Member of Parliament, Lok Sabha
- In office (1991–1996), (1998-1999), (1999-2004), (2004 – 2009)
- Preceded by: Nilamani Routray
- Succeeded by: Pinaki Misra
- Constituency: Puri

Personal details
- Born: 25 September 1947 (age 78) Puri, Orissa, India
- Party: Samata Kranti Dal
- Children: 2 Sons And 1 Daughter

= Braja Kishore Tripathy =

Indian politician

Braja Kishore Tripathy (born 25 September 1947) is an Indian politician who served as the member of the 14th Lok Sabha of India. He represented the Puri Lok Sabha Constituency of Orissa as a member of the Biju Janata Dal (BJD). He was a Cabinet Minister in NDA government in 13th Lok Sabha.
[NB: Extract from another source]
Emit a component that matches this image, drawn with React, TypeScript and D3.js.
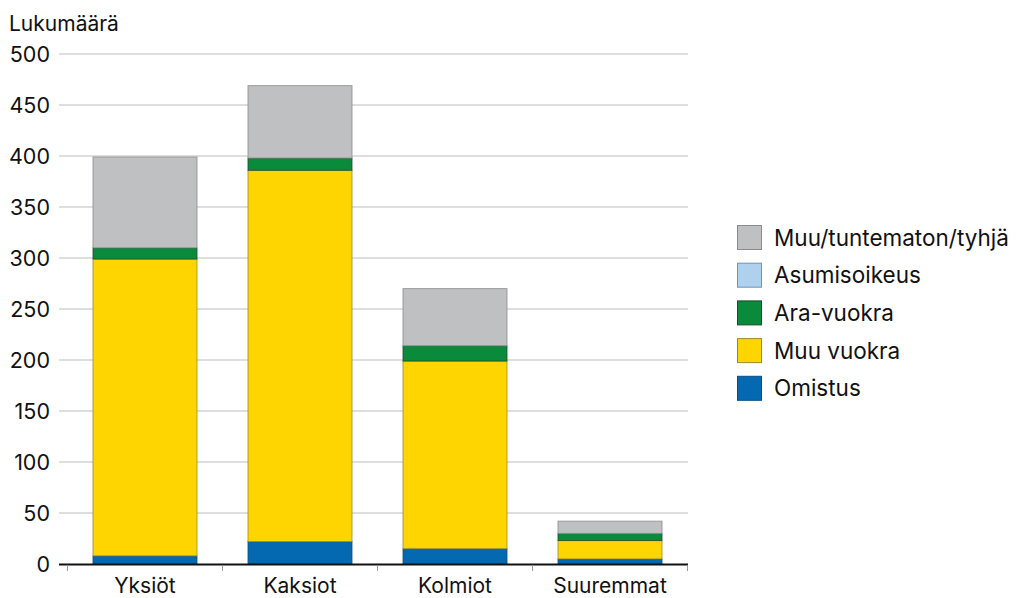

He joined the Bharatiya Janata Party after resigning from BJD in 2009 and unsuccessfully contested the elections from the Puri Lok Sabha Constituency.

On 13 May 2013, he floated a new political party in Odisha and has named it the Samata Kranti Dal. Tribal Leader from Odisha George Tirkey, MLA Biramitrapur has been appointed the President of the Samata Kranti Dal. Socialist leader and journalist Rabi Rath is the vice president of the party.